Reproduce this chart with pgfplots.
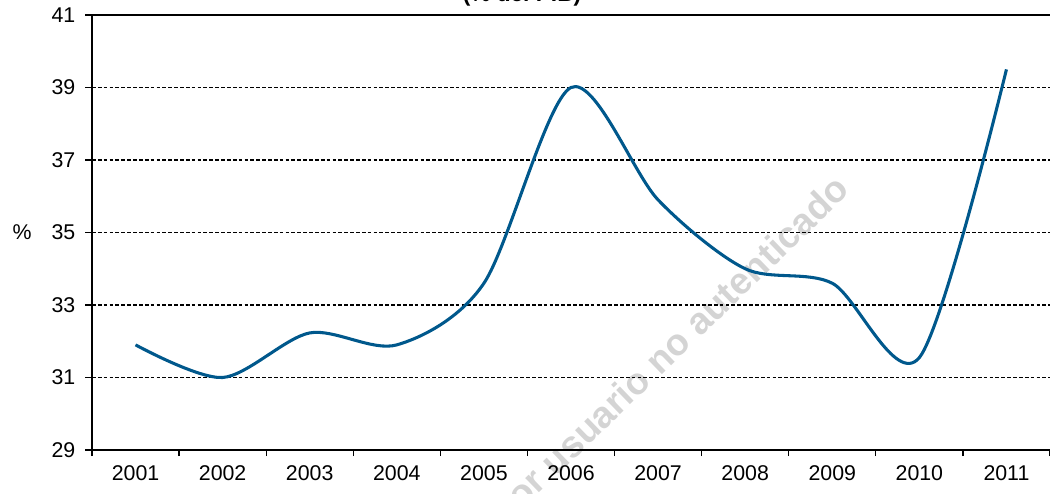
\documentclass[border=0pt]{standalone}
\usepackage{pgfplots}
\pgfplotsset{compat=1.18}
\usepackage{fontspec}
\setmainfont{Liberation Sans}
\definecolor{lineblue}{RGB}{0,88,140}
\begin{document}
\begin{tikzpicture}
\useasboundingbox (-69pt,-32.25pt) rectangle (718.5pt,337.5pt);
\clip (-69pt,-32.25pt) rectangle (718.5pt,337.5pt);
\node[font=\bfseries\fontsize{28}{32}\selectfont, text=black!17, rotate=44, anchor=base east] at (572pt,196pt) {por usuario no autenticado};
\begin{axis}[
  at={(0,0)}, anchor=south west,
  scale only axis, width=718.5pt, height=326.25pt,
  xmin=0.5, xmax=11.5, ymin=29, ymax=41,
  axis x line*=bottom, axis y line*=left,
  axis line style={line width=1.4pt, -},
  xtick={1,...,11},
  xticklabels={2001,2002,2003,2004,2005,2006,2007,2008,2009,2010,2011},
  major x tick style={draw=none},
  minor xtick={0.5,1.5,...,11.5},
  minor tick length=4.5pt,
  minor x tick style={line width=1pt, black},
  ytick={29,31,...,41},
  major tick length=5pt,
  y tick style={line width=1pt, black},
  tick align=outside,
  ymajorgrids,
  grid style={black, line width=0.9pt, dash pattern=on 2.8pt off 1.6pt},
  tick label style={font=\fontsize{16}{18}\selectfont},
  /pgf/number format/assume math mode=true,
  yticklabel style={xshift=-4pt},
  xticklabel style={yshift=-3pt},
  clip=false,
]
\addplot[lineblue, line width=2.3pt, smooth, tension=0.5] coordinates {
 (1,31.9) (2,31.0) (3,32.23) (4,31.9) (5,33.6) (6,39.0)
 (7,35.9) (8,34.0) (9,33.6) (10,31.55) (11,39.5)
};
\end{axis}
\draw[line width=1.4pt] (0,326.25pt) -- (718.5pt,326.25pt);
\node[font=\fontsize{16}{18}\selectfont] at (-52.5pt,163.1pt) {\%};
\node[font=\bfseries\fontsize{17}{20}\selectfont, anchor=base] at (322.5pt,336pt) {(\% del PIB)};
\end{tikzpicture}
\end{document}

***

**Exercise description:** Exactly as written, return every line of the listing, but not the pictures.

**Exercise answer:**
Reproduce this chart with pgfplots.
\documentclass[border=0pt]{standalone}
\usepackage{pgfplots}
\pgfplotsset{compat=1.18}
\usepackage{fontspec}
\setmainfont{Liberation Sans}
\definecolor{lineblue}{RGB}{0,88,140}
\begin{document}
\begin{tikzpicture}
\useasboundingbox (-69pt,-32.25pt) rectangle (718.5pt,337.5pt);
\clip (-69pt,-32.25pt) rectangle (718.5pt,337.5pt);
\node[font=\bfseries\fontsize{28}{32}\selectfont, text=black!17, rotate=44, anchor=base east] at (572pt,196pt) {por usuario no autenticado};
\begin{axis}[
  at={(0,0)}, anchor=south west,
  scale only axis, width=718.5pt, height=326.25pt,
  xmin=0.5, xmax=11.5, ymin=29, ymax=41,
  axis x line*=bottom, axis y line*=left,
  axis line style={line width=1.4pt, -},
  xtick={1,...,11},
  xticklabels={2001,2002,2003,2004,2005,2006,2007,2008,2009,2010,2011},
  major x tick style={draw=none},
  minor xtick={0.5,1.5,...,11.5},
  minor tick length=4.5pt,
  minor x tick style={line width=1pt, black},
  ytick={29,31,...,41},
  major tick length=5pt,
  y tick style={line width=1pt, black},
  tick align=outside,
  ymajorgrids,
  grid style={black, line width=0.9pt, dash pattern=on 2.8pt off 1.6pt},
  tick label style={font=\fontsize{16}{18}\selectfont},
  /pgf/number format/assume math mode=true,
  yticklabel style={xshift=-4pt},
  xticklabel style={yshift=-3pt},
  clip=false,
]
\addplot[lineblue, line width=2.3pt, smooth, tension=0.5] coordinates {
 (1,31.9) (2,31.0) (3,32.23) (4,31.9) (5,33.6) (6,39.0)
 (7,35.9) (8,34.0) (9,33.6) (10,31.55) (11,39.5)
};
\end{axis}
\draw[line width=1.4pt] (0,326.25pt) -- (718.5pt,326.25pt);
\node[font=\fontsize{16}{18}\selectfont] at (-52.5pt,163.1pt) {\%};
\node[font=\bfseries\fontsize{17}{20}\selectfont, anchor=base] at (322.5pt,336pt) {(\% del PIB)};
\end{tikzpicture}
\end{document}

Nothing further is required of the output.